Spam detection. Maintain a Bloom filter of known spam URLs or email addresses. Quick membership check before processing each message. False positives (occasionally flagging legitimate content) are handled by a secondary check.
Content deduplication. When storing documents or files, hash the content and check a Bloom filter before writing. If the content was already stored, skip the write and reference the existing copy.
Common Interview Mistakes
Mistake 1: Claiming Bloom filters have false negatives. They don't. If an element was added, the filter will always say "probably yes." False negatives are impossible by construction.
Mistake 2: Using a hash set at web scale. Storing 10 billion URLs in a hash set requires ~1 TB of memory. Mention Bloom filters as the space-efficient alternative and quote the memory requirements.
Mistake 3: Forgetting to tune parameters.

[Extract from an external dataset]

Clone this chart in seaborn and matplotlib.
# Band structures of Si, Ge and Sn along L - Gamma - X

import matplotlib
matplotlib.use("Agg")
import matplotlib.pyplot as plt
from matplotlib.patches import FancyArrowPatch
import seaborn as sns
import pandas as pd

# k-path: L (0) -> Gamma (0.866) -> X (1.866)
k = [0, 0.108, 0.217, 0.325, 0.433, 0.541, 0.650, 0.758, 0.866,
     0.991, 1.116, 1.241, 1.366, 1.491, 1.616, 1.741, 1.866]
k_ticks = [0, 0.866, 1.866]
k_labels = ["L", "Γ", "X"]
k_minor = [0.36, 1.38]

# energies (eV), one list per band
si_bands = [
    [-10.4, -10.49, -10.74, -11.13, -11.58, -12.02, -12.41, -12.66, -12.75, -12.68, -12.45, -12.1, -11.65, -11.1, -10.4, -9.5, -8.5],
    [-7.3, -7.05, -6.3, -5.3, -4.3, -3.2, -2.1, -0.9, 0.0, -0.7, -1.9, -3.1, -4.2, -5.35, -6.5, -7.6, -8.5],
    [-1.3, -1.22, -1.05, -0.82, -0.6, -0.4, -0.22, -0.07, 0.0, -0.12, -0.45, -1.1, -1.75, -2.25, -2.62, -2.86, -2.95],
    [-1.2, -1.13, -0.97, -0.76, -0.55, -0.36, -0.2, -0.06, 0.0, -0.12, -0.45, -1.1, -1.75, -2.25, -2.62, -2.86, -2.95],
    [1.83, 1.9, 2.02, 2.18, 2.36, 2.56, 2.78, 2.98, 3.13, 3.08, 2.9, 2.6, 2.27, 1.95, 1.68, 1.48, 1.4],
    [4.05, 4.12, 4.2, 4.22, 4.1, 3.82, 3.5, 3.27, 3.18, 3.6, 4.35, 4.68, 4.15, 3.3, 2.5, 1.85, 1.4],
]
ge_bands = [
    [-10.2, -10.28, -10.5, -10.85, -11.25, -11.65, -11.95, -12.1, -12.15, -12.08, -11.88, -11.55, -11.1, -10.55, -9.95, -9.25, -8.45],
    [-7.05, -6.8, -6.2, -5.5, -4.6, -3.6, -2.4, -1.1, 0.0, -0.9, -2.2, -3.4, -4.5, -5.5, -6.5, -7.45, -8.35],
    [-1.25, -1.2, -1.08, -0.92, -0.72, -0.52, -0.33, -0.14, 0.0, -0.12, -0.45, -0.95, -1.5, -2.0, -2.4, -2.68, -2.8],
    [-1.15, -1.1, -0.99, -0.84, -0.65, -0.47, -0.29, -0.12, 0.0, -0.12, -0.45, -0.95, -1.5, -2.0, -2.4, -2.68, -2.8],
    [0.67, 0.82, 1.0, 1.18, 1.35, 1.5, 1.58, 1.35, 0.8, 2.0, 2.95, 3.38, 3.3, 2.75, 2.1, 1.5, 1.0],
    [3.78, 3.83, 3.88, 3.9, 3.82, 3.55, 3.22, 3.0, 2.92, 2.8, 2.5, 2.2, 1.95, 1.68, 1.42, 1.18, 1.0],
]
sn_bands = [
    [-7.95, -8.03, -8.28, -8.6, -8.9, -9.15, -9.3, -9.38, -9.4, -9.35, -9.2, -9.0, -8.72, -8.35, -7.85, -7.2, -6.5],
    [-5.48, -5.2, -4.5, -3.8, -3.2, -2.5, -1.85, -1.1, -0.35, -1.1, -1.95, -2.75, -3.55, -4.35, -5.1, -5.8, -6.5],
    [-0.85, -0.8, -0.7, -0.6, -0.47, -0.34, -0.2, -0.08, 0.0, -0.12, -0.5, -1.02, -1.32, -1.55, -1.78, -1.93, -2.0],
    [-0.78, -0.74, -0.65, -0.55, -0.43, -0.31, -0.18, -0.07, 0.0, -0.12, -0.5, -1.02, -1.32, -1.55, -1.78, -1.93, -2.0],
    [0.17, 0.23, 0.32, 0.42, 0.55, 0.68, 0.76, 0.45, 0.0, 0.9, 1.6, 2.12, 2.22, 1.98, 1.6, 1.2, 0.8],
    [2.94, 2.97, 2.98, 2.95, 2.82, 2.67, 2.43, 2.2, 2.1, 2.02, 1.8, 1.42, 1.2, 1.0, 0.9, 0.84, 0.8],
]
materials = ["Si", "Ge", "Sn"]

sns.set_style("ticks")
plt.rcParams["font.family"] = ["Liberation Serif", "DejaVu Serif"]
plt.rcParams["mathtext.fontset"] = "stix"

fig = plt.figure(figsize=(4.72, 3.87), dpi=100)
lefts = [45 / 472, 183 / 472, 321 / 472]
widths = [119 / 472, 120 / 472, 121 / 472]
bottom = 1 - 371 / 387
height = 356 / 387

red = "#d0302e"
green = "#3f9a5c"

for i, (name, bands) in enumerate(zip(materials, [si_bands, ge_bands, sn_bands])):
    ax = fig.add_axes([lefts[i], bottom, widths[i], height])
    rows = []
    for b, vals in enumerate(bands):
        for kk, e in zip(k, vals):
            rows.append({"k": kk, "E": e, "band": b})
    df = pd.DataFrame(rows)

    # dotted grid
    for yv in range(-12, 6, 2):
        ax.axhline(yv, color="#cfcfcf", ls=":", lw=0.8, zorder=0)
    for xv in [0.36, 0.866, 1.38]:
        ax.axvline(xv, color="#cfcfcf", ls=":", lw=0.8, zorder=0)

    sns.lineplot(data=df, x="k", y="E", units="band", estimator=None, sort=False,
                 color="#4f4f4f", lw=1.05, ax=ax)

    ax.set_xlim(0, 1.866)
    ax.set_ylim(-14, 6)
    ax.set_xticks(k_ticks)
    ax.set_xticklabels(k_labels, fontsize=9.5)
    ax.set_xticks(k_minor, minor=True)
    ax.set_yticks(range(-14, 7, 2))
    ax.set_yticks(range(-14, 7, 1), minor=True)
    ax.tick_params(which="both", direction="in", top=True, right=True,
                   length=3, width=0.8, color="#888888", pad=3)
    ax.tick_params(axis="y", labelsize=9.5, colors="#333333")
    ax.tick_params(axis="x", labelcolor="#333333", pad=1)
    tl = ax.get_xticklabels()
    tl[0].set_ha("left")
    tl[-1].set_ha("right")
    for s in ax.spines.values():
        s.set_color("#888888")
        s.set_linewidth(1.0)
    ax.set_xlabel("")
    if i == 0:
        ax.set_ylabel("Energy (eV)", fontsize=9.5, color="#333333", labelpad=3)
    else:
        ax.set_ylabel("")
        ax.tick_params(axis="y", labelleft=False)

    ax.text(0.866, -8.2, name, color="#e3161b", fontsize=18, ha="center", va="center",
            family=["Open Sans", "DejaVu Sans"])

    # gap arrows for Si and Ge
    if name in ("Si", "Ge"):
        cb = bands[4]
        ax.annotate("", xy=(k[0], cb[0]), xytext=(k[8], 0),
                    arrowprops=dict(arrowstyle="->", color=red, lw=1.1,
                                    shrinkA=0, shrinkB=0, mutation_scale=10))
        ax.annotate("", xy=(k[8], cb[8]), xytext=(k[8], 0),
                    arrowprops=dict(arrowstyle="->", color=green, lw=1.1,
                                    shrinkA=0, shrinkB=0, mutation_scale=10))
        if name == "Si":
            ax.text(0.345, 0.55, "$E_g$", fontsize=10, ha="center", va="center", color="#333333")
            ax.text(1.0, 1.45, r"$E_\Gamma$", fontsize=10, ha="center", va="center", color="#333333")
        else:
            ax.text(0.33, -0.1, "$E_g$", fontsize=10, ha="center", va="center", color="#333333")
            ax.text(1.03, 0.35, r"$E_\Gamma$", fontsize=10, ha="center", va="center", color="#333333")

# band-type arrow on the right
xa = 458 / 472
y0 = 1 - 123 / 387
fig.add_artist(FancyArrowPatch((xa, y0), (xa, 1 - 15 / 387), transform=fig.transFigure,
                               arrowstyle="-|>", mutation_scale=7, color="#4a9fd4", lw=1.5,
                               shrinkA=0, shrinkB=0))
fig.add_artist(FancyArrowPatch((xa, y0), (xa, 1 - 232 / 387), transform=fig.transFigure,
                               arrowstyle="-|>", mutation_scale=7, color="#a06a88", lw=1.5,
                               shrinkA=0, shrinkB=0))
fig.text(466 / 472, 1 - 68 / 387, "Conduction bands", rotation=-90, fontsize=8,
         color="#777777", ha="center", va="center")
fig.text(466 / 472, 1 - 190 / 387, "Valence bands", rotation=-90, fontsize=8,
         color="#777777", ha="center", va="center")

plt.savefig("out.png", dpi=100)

Don't just say "use a Bloom filter." Specify the target false positive rate, calculate the memory requirement, and choose the number of hash functions. Showing you can size the system demonstrates practical engineering knowledge.

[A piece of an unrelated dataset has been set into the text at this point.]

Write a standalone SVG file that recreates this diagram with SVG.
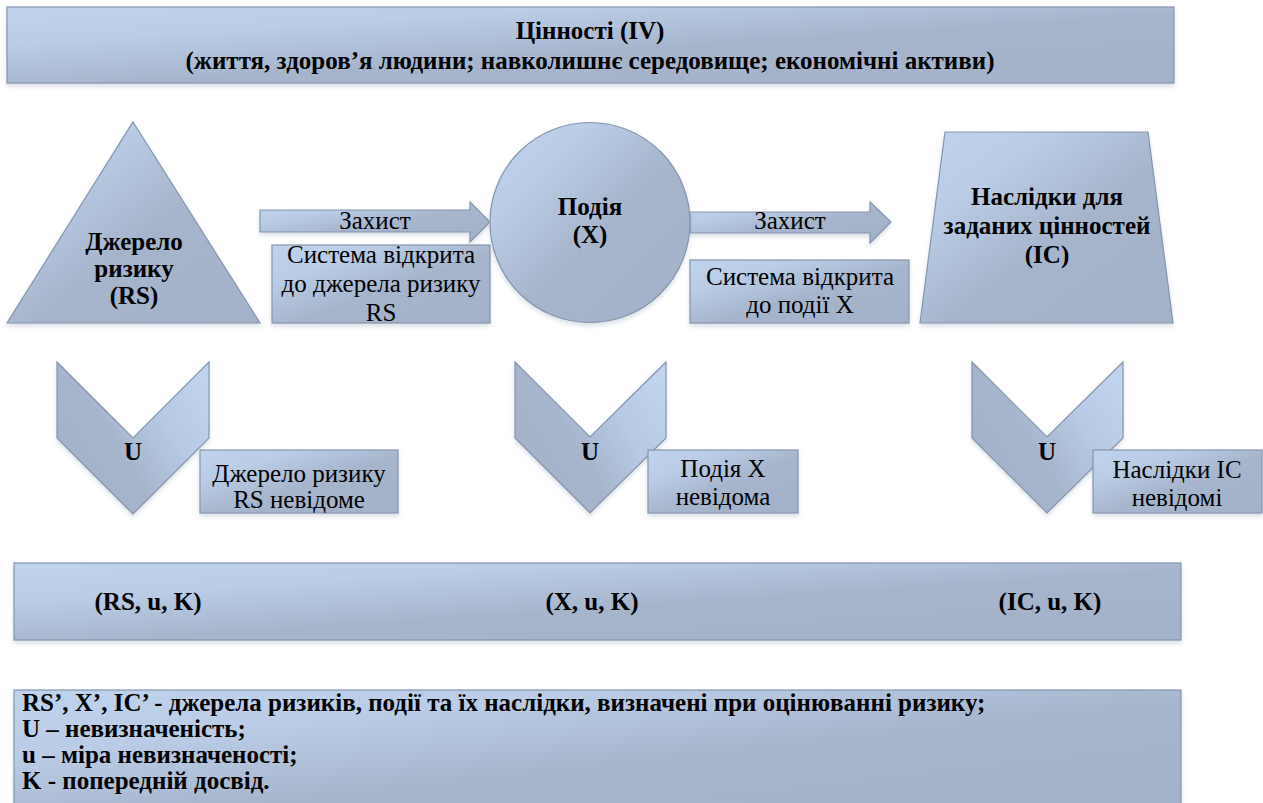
<svg xmlns="http://www.w3.org/2000/svg" width="1263" height="803" viewBox="0 0 1263 803">
<defs>
<linearGradient id="g" x1="0" y1="0" x2="1" y2="1">
<stop offset="0" stop-color="#c0d3ed"/>
<stop offset="0.25" stop-color="#bacce6"/>
<stop offset="0.55" stop-color="#a6b5cc"/>
<stop offset="1" stop-color="#a3b2c9"/>
</linearGradient>
<linearGradient id="gc" x1="1" y1="0.2" x2="0" y2="0.8">
<stop offset="0" stop-color="#c0d3ed"/>
<stop offset="0.3" stop-color="#b7c9e3"/>
<stop offset="0.6" stop-color="#a6b5cc"/>
<stop offset="1" stop-color="#a3b2c9"/>
</linearGradient>
<filter id="sh" x="-5%" y="-5%" width="110%" height="120%">
<feDropShadow dx="0" dy="3" stdDeviation="2" flood-color="#8796ad" flood-opacity="0.3"/>
</filter>
</defs>
<style>
.s{fill:url(#g);stroke:#8595ad;stroke-width:1.2;filter:url(#sh)}
.c{fill:url(#gc);stroke:#8595ad;stroke-width:1.2;filter:url(#sh)}
text{font-family:"Liberation Serif","Times New Roman","DejaVu Serif",serif;font-size:25px;fill:#000}
.b{font-weight:bold}
.m{text-anchor:middle}
</style>
<rect width="1263" height="803" fill="#fff"/>

<g id="values">
<rect class="s" x="7" y="7" width="1167" height="76"/>
<text class="b m" x="590" y="39" font-family="Liberation Serif, serif">Цінності (IV)</text>
<text class="b m" x="590" y="69" font-family="Liberation Serif, serif">(життя, здоров’я людини; навколишнє середовище; економічні активи)</text>
</g>

<g id="connectors">
<polygon class="s" points="260,210 470,210 470,202 490,222 470,242 470,232 260,232"/>
<text class="m" x="375" y="229" font-family="Liberation Serif, serif">Захист</text>
<polygon class="s" points="690,212 870,212 870,202 891,222 870,243 870,233 690,233"/>
<text class="m" x="790" y="229" font-family="Liberation Serif, serif">Захист</text>
</g>

<g id="source">
<polygon class="s" points="133,122 260,323 7,323"/>
<text class="b m" x="134" y="250" font-family="Liberation Serif, serif">Джерело</text>
<text class="b m" x="134" y="277" font-family="Liberation Serif, serif">ризику</text>
<text class="b m" x="134" y="304" font-family="Liberation Serif, serif">(RS)</text>
</g>

<g id="open-source">
<rect class="s" x="272" y="245" width="218" height="78"/>
<text class="m" x="381" y="263" font-family="Liberation Serif, serif">Система відкрита</text>
<text class="m" x="381" y="292" font-family="Liberation Serif, serif">до джерела ризику</text>
<text class="m" x="381" y="321" font-family="Liberation Serif, serif">RS</text>
</g>

<g id="event">
<circle class="s" cx="590" cy="222.5" r="100"/>
<text class="b m" x="590" y="215" font-family="Liberation Serif, serif">Подія</text>
<text class="b m" x="590" y="243" font-family="Liberation Serif, serif">(X)</text>
</g>

<g id="open-event">
<rect class="s" x="690" y="260" width="219" height="63"/>
<text class="m" x="800" y="285" font-family="Liberation Serif, serif">Система відкрита</text>
<text class="m" x="800" y="313" font-family="Liberation Serif, serif">до події X</text>
</g>

<g id="consequences">
<polygon class="s" points="945,132 1148,132 1173,323 920,323"/>
<text class="b m" x="1047" y="205" font-family="Liberation Serif, serif">Наслідки для</text>
<text class="b m" x="1047" y="234" font-family="Liberation Serif, serif">заданих цінностей</text>
<text class="b m" x="1047" y="263" font-family="Liberation Serif, serif">(IC)</text>
</g>

<g id="u1">
<polygon class="c" points="57,362 133,438 209,362 209,438 133,514 57,438"/>
<text class="b m" x="133" y="460" font-family="Liberation Serif, serif">U</text>
</g>
<g id="unknown-source">
<rect class="s" x="200" y="450" width="198" height="63"/>
<text class="m" x="299" y="482" font-family="Liberation Serif, serif">Джерело ризику</text>
<text class="m" x="299" y="508" font-family="Liberation Serif, serif">RS невідоме</text>
</g>

<g id="u2">
<polygon class="c" points="515,362 590,437 666,362 666,438 590,513 515,438"/>
<text class="b m" x="590" y="460" font-family="Liberation Serif, serif">U</text>
</g>
<g id="unknown-event">
<rect class="s" x="648" y="450" width="150" height="63"/>
<text class="m" x="723" y="477" font-family="Liberation Serif, serif">Подія X</text>
<text class="m" x="723" y="505" font-family="Liberation Serif, serif">невідома</text>
</g>

<g id="u3">
<polygon class="c" points="972,362 1047,437 1123,362 1123,438 1047,513 972,438"/>
<text class="b m" x="1047" y="460" font-family="Liberation Serif, serif">U</text>
</g>
<g id="unknown-consequences">
<rect class="s" x="1093" y="450" width="169" height="63"/>
<text class="m" x="1177" y="478" font-family="Liberation Serif, serif">Наслідки IC</text>
<text class="m" x="1177" y="506" font-family="Liberation Serif, serif">невідомі</text>
</g>

<g id="tuples">
<rect class="s" x="14" y="563" width="1167" height="77"/>
<text class="b m" x="148" y="610" font-family="Liberation Serif, serif">(RS, u, K)</text>
<text class="b m" x="592" y="610" font-family="Liberation Serif, serif">(X, u, K)</text>
<text class="b m" x="1050" y="610" font-family="Liberation Serif, serif">(IC, u, K)</text>
</g>

<g id="legend">
<rect class="s" x="14" y="690" width="1167" height="130"/>
<text class="b" x="22" y="711" font-family="Liberation Serif, serif">RS’, X’, IC’ - джерела ризиків, події та їх наслідки, визначені при оцінюванні ризику;</text>
<text class="b" x="22" y="737" font-family="Liberation Serif, serif">U – невизначеність;</text>
<text class="b" x="22" y="763" font-family="Liberation Serif, serif">u – міра невизначеності;</text>
<text class="b" x="22" y="789" font-family="Liberation Serif, serif">K - попередній досвід.</text>
</g>
</svg>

Mistake 4: Not mentioning the deletion limitation. Standard Bloom filters don't support deletion. If your design requires removing elements, mention counting Bloom filters and their memory trade-off.
Summary: What to Remember
- A Bloom filter is a space-efficient probabilistic set that supports add and query operations.

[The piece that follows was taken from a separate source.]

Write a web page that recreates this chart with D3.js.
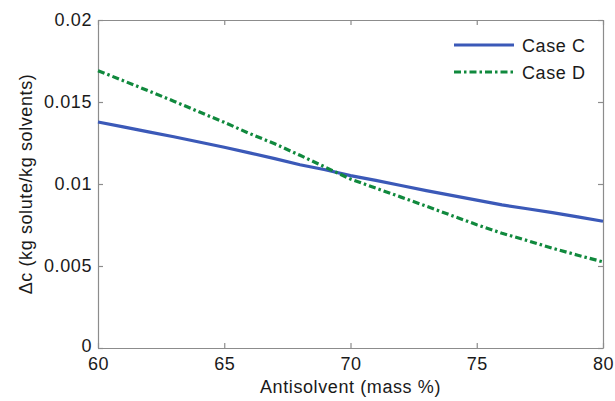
<!DOCTYPE html>
<html>
<head>
<meta charset="utf-8">
<script src="https://cdnjs.cloudflare.com/ajax/libs/d3/7.8.5/d3.min.js"></script>
<style>
	body { margin: 0; background: white; }
	text { font-family: "Liberation Sans", Arial, sans-serif; fill: #1a1a1a; letter-spacing: 0.6px; }
</style>
</head>
<body>
<div id="chart"></div>
<script>
const antisolvent = [60, 61, 62, 63, 64, 65, 66, 67, 68, 69, 70, 71, 72, 73, 74, 75, 76, 77, 78, 79, 80],
	caseC = [0.01378, 0.01348, 0.01318, 0.01288, 0.01256, 0.01224, 0.01190, 0.01155, 0.01117, 0.01087, 0.01051,
		0.01022, 0.00991, 0.00960, 0.00931, 0.00902, 0.00873, 0.00849, 0.00825, 0.00800, 0.00773],
	caseD = [0.01691, 0.01630, 0.01568, 0.01505, 0.01440, 0.01376, 0.01308, 0.01245, 0.01175, 0.01103, 0.01030,
		0.00975, 0.00920, 0.00865, 0.00808, 0.00752, 0.00700, 0.00655, 0.00608, 0.00566, 0.00525],
	seriesNames = ['Case C', 'Case D'],
	xTicks = [60, 65, 70, 75, 80],
	yTicks = [0, 0.005, 0.01, 0.015, 0.02],
	yTickLabels = ['0', '0.005', '0.01', '0.015', '0.02'],
	colors = ['#3b59b8', '#10893d'],
	margin = {top: 20, right: 12, bottom: 53, left: 98},
	width = 615 - margin.left - margin.right,
	height = 401 - margin.top - margin.bottom;

const svg = d3.select('#chart')
	.append('svg')
	.attr('width', width + margin.left + margin.right)
	.attr('height', height + margin.top + margin.bottom)
	.append('g')
		.attr('transform', `translate(${margin.left},${margin.top})`);

// scales
const x = d3.scaleLinear().domain([60, 80]).range([0, width]);
const y = d3.scaleLinear().domain([0, 0.02]).range([height, 0]);

// axes, ticks pointing inward on all four sides
const xAxis = d3.axisBottom(x).tickValues(xTicks).tickSizeInner(-5).tickSizeOuter(0).tickPadding(9);
const yAxis = d3.axisLeft(y).tickValues(yTicks).tickSizeInner(-5).tickSizeOuter(0).tickPadding(6)
	.tickFormat((d, i) => yTickLabels[i]);
const xTop = d3.axisTop(x).tickValues(xTicks).tickSizeInner(-5).tickSizeOuter(0).tickFormat('');
const yRight = d3.axisRight(y).tickValues(yTicks).tickSizeInner(-5).tickSizeOuter(0).tickFormat('');

const styleAxis = g => {
	g.selectAll('path, line').attr('stroke', '#8c8c8c').attr('stroke-width', 1.2);
	g.selectAll('text').style('font-size', '18px').attr('fill', '#1a1a1a');
};

svg.append('g').attr('transform', `translate(0,${height})`).call(xAxis).call(styleAxis);
svg.append('g').call(yAxis).call(styleAxis);
svg.append('g').call(xTop).call(styleAxis);
svg.append('g').attr('transform', `translate(${width},0)`).call(yRight).call(styleAxis);

// the "0" label sits a bit higher so it clears the "60" below it
svg.selectAll('text').filter(function() { return d3.select(this).text() === '0'; }).attr('dy', '0.2em');

// lines
const line = d3.line()
	.x((d, i) => x(antisolvent[i]))
	.y(d => y(d));

svg.append('path')
	.datum(caseC)
	.attr('d', line)
	.attr('fill', 'none')
	.attr('stroke', colors[0])
	.attr('stroke-width', 3.2);

svg.append('path')
	.datum(caseD)
	.attr('d', line)
	.attr('fill', 'none')
	.attr('stroke', colors[1])
	.attr('stroke-width', 3.2)
	.attr('stroke-dasharray', '7,3,2.5,3');

// axis labels
svg.append('text')
	.attr('x', width / 2)
	.attr('y', height + 45)
	.attr('text-anchor', 'middle')
	.style('font-size', '18px')
	.text('Antisolvent (mass %)');

svg.append('text')
	.attr('transform', `translate(-66,${height / 2}) rotate(-90)`)
	.attr('text-anchor', 'middle')
	.style('font-size', '18px')
	.text('Δc (kg solute/kg solvents)');

// legend
const legend = svg.append('g')
	.attr('transform', `translate(${width - 149},25)`);

seriesNames.forEach((name, i) => {
	const row = legend.append('g').attr('transform', `translate(0,${i * 27})`);
	row.append('line')
		.attr('x1', 0).attr('x2', 60)
		.attr('y1', 0).attr('y2', 0)
		.attr('stroke', colors[i])
		.attr('stroke-width', 3.2)
		.attr('stroke-dasharray', i === 1 ? '7,3,2.5,3' : null);
	row.append('text')
		.attr('x', 68)
		.attr('y', 7)
		.style('font-size', '18px')
		.text(name);
});
</script>
</body>
</html>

- No false negatives: if the filter says "no," the element is definitely not in the set.
- Possible false positives: if the filter says "yes," the element is probably (but not certainly) in the set.
- Use 10 bits per element for a ~1% false positive rate. 10 billion elements need about 12 GB.
- Bloom filters use 80-100x less memory than hash sets for the same number of elements.
- Standard Bloom filters don't support deletion. Use counting Bloom filters if deletion is needed.
- Primary use cases: URL deduplication in web crawlers, database query optimization (LSM trees), cache filtering, and spam detection.